Yazar, makalesinde, BRJ’yi şöyle açıklamış ve çevirmiş: Bab Rizq Jameel, yani Güzel İş Kapısı.
Her şeyden önce, BRJ’yi, şöyle telaffuz ederek okumayı tercih ederim: Bâb – ı Rızk-ı Cemil, yani Güzel Rızk Kapısı. Rızk yazıda (kuvvetle muhtemeldir ki söz konusu Suudi şirketin Türkiye’deki  yöneticilerinin tercihi sonucu) iş şeklinde tercüme edilmiş. Son derece yetersiz, eksik, rızk kavramının içerdiklerini kapsamak ve kuşatmak istidadından yoksun bir tercihtir onu iş ile Türkçe’ye aktarmak.
İslâm varlık, inanç ve değerler manzumesinde rızk; insanın (aslında sadece insanın değil, bütün canlıların), nesli devam etsin diye, bu dünyadaki bütün maddi ve manevi ihtiyaçları için Allah’ın lütuf, ihsan ve kısmet ettiği nimetlerin tamamıdır.

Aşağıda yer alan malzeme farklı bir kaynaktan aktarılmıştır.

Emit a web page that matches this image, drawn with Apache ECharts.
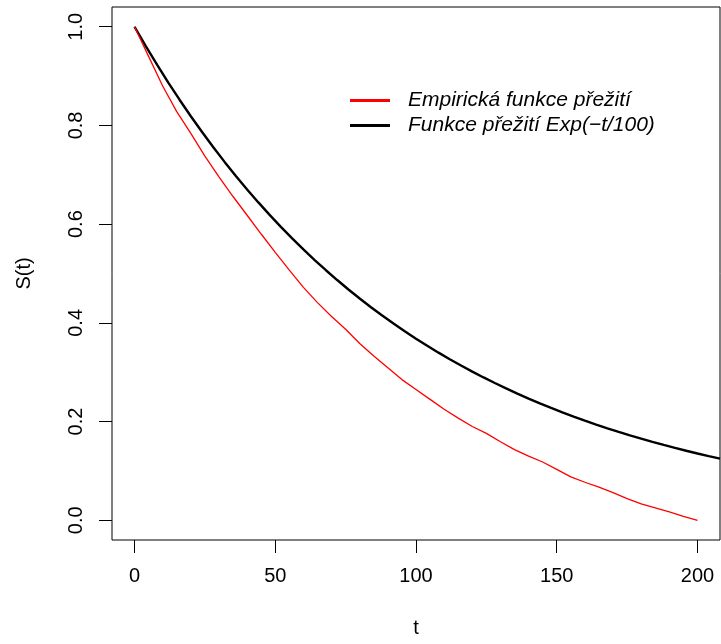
<!DOCTYPE html>
<html><head><meta charset="utf-8">
<script src="https://cdn.jsdelivr.net/npm/echarts@6/dist/echarts.min.js"></script>
<style>html,body{margin:0;padding:0;background:#fff}#c{width:721px;height:644px}</style>
</head><body><div id="c"></div>
<script>
const tRed = [0,5,10,15,20,25,30,35,40,45,50,55,60,65,70,75,80,85,90,95,100,105,110,115,120,125,130,135,140,145,150,155,160,165,170,175,180,185,190,195,200];
const sRed = [1.0,0.94,0.88,0.828,0.784,0.738,0.696,0.656,0.618,0.580,0.543,0.507,0.472,0.441,0.413,0.387,0.358,0.333,0.309,0.285,0.265,0.245,0.225,0.207,0.190,0.176,0.159,0.143,0.130,0.118,0.103,0.088,0.077,0.067,0.056,0.044,0.033,0.025,0.017,0.008,0.0];
// Exponential survival curve values
const tExp = [0,4,8,12,16,20,24,28,32,36,40,44,48,52,56,60,64,68,72,76,80,84,88,92,96,100,104,108,112,116,120,124,128,132,136,140,144,148,152,156,160,164,168,172,176,180,184,188,192,196,200,204,208];
const sExp = [1.0,0.96079,0.92312,0.88692,0.85214,0.81873,0.78663,0.75578,0.72615,0.69768,0.67032,0.64404,0.61878,0.59452,0.57121,0.54881,0.52729,0.50662,0.48675,0.46767,0.44933,0.43171,0.41478,0.39852,0.38289,0.36788,0.35345,0.33960,0.32628,0.31349,0.30119,0.28938,0.27804,0.26714,0.25666,0.24660,0.23693,0.22764,0.21871,0.21014,0.20190,0.19398,0.18637,0.17907,0.17204,0.16530,0.15882,0.15259,0.14661,0.14086,0.13534,0.13003,0.12493];
const xTicks = [0,50,100,150,200];
const yTicks = [0,0.2,0.4,0.6,0.8,1.0];
const seriesNames = ['Empirická funkce přežití','Funkce přežití Exp(−t/100)'];
const xName = 't';
const yName = 'S(t)';

const FONT = "'Liberation Sans', Arial, Helvetica, sans-serif";
const chart = echarts.init(document.getElementById('c'), null, {renderer:'canvas'});
chart.setOption({
  backgroundColor:'#ffffff',
  animation:false,
  grid:{left:112, right:1, top:7, bottom:104, show:true, borderColor:'#000', borderWidth:1, backgroundColor:'transparent'},
  legend:{
    show:true, orient:'vertical', left:350, top:90, padding:0, itemGap:4,
    itemWidth:40, itemHeight:3, icon:'rect',
    data: seriesNames,
    textStyle:{fontFamily:FONT, fontStyle:'italic', fontSize:21, color:'#000', padding:[0,0,0,13]}
  },
  xAxis:{
    type:'value', min:-8, max:208,
    name:xName, nameLocation:'middle', nameGap:78,
    nameTextStyle:{fontFamily:FONT, fontSize:20, color:'#000'},
    axisLine:{show:false, onZero:false},
    splitLine:{show:false},
    axisTick:{show:true, length:13, customValues:xTicks, lineStyle:{color:'#000', width:1}},
    axisLabel:{show:true, customValues:xTicks, margin:26, fontFamily:FONT, fontSize:20, color:'#000'}
  },
  yAxis:{
    type:'value', min:-0.04, max:1.04,
    name:yName, nameLocation:'middle', nameGap:78,
    nameTextStyle:{fontFamily:FONT, fontSize:20, color:'#000'},
    axisLine:{show:false, onZero:false},
    splitLine:{show:false},
    axisTick:{show:true, length:13, customValues:yTicks, lineStyle:{color:'#000', width:1}},
    axisLabel:{show:true, customValues:yTicks, rotate:90, margin:26, fontFamily:FONT, fontSize:20, color:'#000',
      formatter:function(v){return Number(v).toFixed(1);}}
  },
  series:[
    {name:seriesNames[0], type:'line', showSymbol:false, symbol:'none', color:'#ff0000',
     lineStyle:{color:'#ff0000', width:1.3}, data:tRed.map((t,i)=>[t,sRed[i]]), z:3},
    {name:seriesNames[1], type:'line', showSymbol:false, symbol:'none', color:'#000000', clip:true,
     lineStyle:{color:'#000000', width:2.4}, data:tExp.map((t,i)=>[t,sExp[i]]), z:2}
  ]
});
</script></body></html>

Hiç kuşkusuz iş, İslâm itikatında, bu nimetlere erişmek için önemli bir imkândır. Ancak asla rızk’ın tamamı olmayıp onun sadece çok küçük bir parçasıdır.

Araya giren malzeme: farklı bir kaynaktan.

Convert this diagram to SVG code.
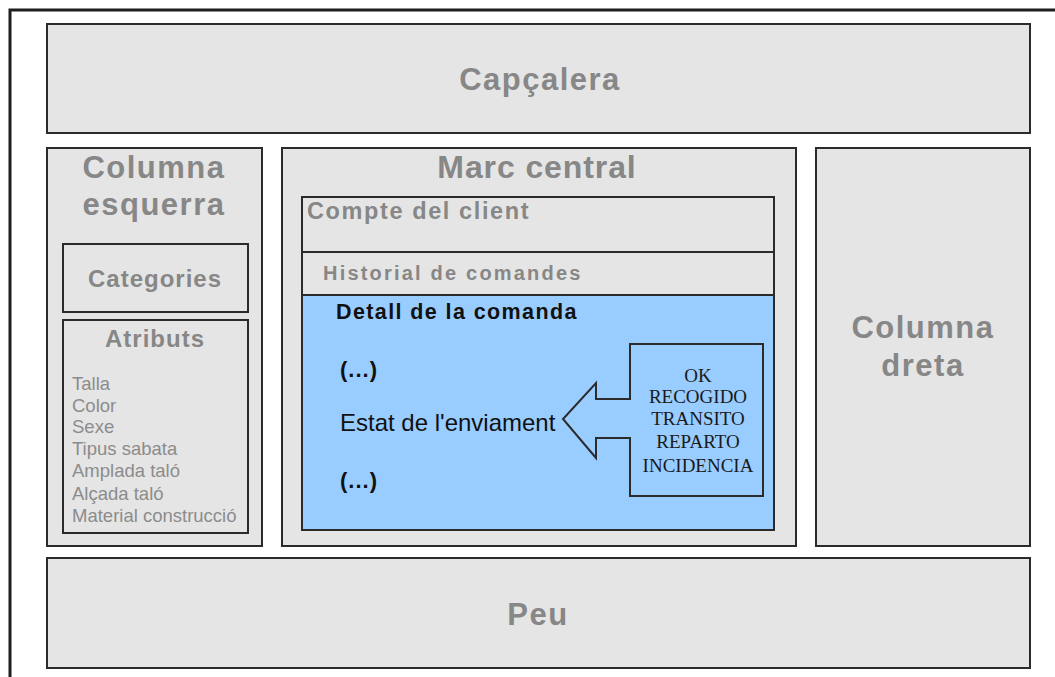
<svg xmlns="http://www.w3.org/2000/svg" width="1055" height="677" viewBox="0 0 1055 677">
<style>
.box{fill:#e5e5e5;stroke:#2b2b2b;stroke-width:2}
.blue{fill:#99ccff;stroke:#2b2b2b;stroke-width:2}
.t{font-family:"Liberation Sans",Arial,sans-serif;font-weight:bold;fill:#878787}
.big{font-size:31px;letter-spacing:1.5px;text-anchor:middle}
.mid{font-size:24px;letter-spacing:1px;text-anchor:middle}
.list{font-family:"Liberation Sans",Arial,sans-serif;font-size:18.5px;fill:#8c8c8c}
.dark{font-family:"Liberation Sans",Arial,sans-serif;fill:#111}
.serif{font-family:"Liberation Serif","Times New Roman",serif;font-size:19px;fill:#1a1a1a;text-anchor:middle}
</style>
<rect width="1055" height="677" fill="#ffffff"/>
<path d="M10,677 L10,10 L1057,10" fill="none" stroke="#1e1e1e" stroke-width="3"/>

<g id="capcalera">
<rect class="box" x="47" y="24" width="983" height="109"/>
<text class="t big" x="540" y="90">Capçalera</text>
</g>

<g id="columna-esquerra">
<rect class="box" x="47" y="148" width="215" height="398"/>
<text class="t big" x="154" y="178">Columna</text>
<text class="t big" x="154" y="215">esquerra</text>
</g>

<g id="categories">
<rect class="box" x="63" y="244" width="185" height="68"/>
<text class="t mid" x="155" y="287">Categories</text>
</g>

<g id="atributs">
<rect class="box" x="63" y="320" width="185" height="213"/>
<text class="t mid" x="155" y="347">Atributs</text>
<text class="list" x="72" y="390">Talla</text>
<text class="list" x="72" y="412">Color</text>
<text class="list" x="72" y="433">Sexe</text>
<text class="list" x="72" y="455">Tipus sabata</text>
<text class="list" x="72" y="477">Amplada taló</text>
<text class="list" x="72" y="500">Alçada taló</text>
<text class="list" x="72" y="522">Material construcció</text>
</g>

<g id="marc-central">
<rect class="box" x="282" y="148" width="514" height="398"/>
<text class="t" x="537" y="178" font-size="32" letter-spacing="0.9" text-anchor="middle">Marc central</text>
</g>

<g id="compte-client">
<rect class="box" x="302" y="197" width="472" height="55"/>
<text class="t" x="307" y="219" font-size="23.5" letter-spacing="1.6">Compte del client</text>
</g>

<g id="historial">
<rect class="box" x="302" y="252" width="472" height="43"/>
<text class="t" x="323" y="280" font-size="20" letter-spacing="2.2">Historial de comandes</text>
</g>

<g id="detall-comanda">
<rect class="blue" x="302" y="295" width="472" height="235"/>
<text class="dark" x="336" y="319" font-size="21.5" font-weight="bold" letter-spacing="1.4">Detall de la comanda</text>
<text class="dark" x="340" y="377" font-size="22" font-weight="bold" letter-spacing="1">(...)</text>
<text class="dark" x="340" y="431" font-size="24">Estat de l'enviament</text>
<text class="dark" x="340" y="488" font-size="22" font-weight="bold" letter-spacing="1">(...)</text>
</g>

<g id="estats-callout">
<path class="blue" d="M630,344 L763,344 L763,496 L630,496 L630,438 L596,438 L596,458 L563,419 L596,383 L596,399 L630,399 Z"/>
<text class="serif" x="698" y="382">OK</text>
<text class="serif" x="698" y="403">RECOGIDO</text>
<text class="serif" x="698" y="425">TRANSITO</text>
<text class="serif" x="698" y="448">REPARTO</text>
<text class="serif" x="698" y="472">INCIDENCIA</text>
</g>

<g id="columna-dreta">
<rect class="box" x="816" y="148" width="214" height="398"/>
<text class="t big" x="923" y="338">Columna</text>
<text class="t big" x="923" y="376">dreta</text>
</g>

<g id="peu">
<rect class="box" x="47" y="558" width="983" height="110"/>
<text class="t big" x="538" y="625">Peu</text>
</g>

<g id="connectors"></g>
</svg>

Meselâ, bir kişi işsiz olmasına karşın, onun bütün temel ve zaruri ihtiyaçları; devlet, belediye, vakıflar, şirketler, özel kurumlar, ya da kişiler tarafından karşılanıyorsa, bu durumda onun rızkının teminine dair bir problem yok demektir. Bu örnekte de görüldüğü üzere, rızk kavramı; vaat ettiği çok katlı anlamlar sayesinde, işi de bünyesinde barındıran bir üst ifade olarak çıkmaktadır karşımıza.
Kelimenin en basit anlamıyla, rızk’ı işle mütekabil kılmak, anlamsal bir daralma ve eksikliği, dilsel bir fakirliği ve içeriksel bir noksanlık ve zayıflığı beraberinde getirecektir.
Çeviriden kaynaklanan içeriksel – anlamsal bu itirazımdan sonra, şimdi de kelimelerin – kavramların telaffuzuna dair  olan itirazımı dillendirmenin sırası geldi.
Batı Medeniyetinin merkez ülkeleri, özellikle de Anglo – Saksonlar, çevre ülkelerin kelime haznesine ait olan kavramları okurken, bunları kolaylarına geldiği gibi ve kendi gramer kurallarına göre yazıp okumakta – telaffuz etmektedir.  Bu durumda, kaynak kelime ile hedef kelime arasında bazen çok büyük telaffuz farklılıkları oluşabilmektedir.  Burada ele aldığımız Cemil’in Jameel şeklinde yazılması ve bunun icap ettirdiği şekilde okunması, telaffuz imkânları göz önünde bulunduğunda, Anglo – Saksonlar bakımından tutarlıdır. Ancak, aslı olan Arapça’ya çok yakın bir şekilde okuma imkânına ve istidadına sahip olan bizlerin, bu kelimeleri,  Anglo – Saksonlar gibi yazıp okumaya çalışmamız manasız bir özentiden ve taklitten öteye gitmemektedir.
Bu yüzen de, Hürriyet İnsan Kaynaklarında çıkan haberdeki şirket ismini Bab-ı Rızk-ı Cemil şeklinde yazmak ve yazdığımız gibi de okumak doğru olan tutumdur.
Böyle yapmayıp, onu, meselâ bir Amerikalı gibi yazıp okumaya kalkmak, bilinçli ya da bilinçsiz bir şekilde, aşağılık kompleksinden kaynaklanan bir tercihtir.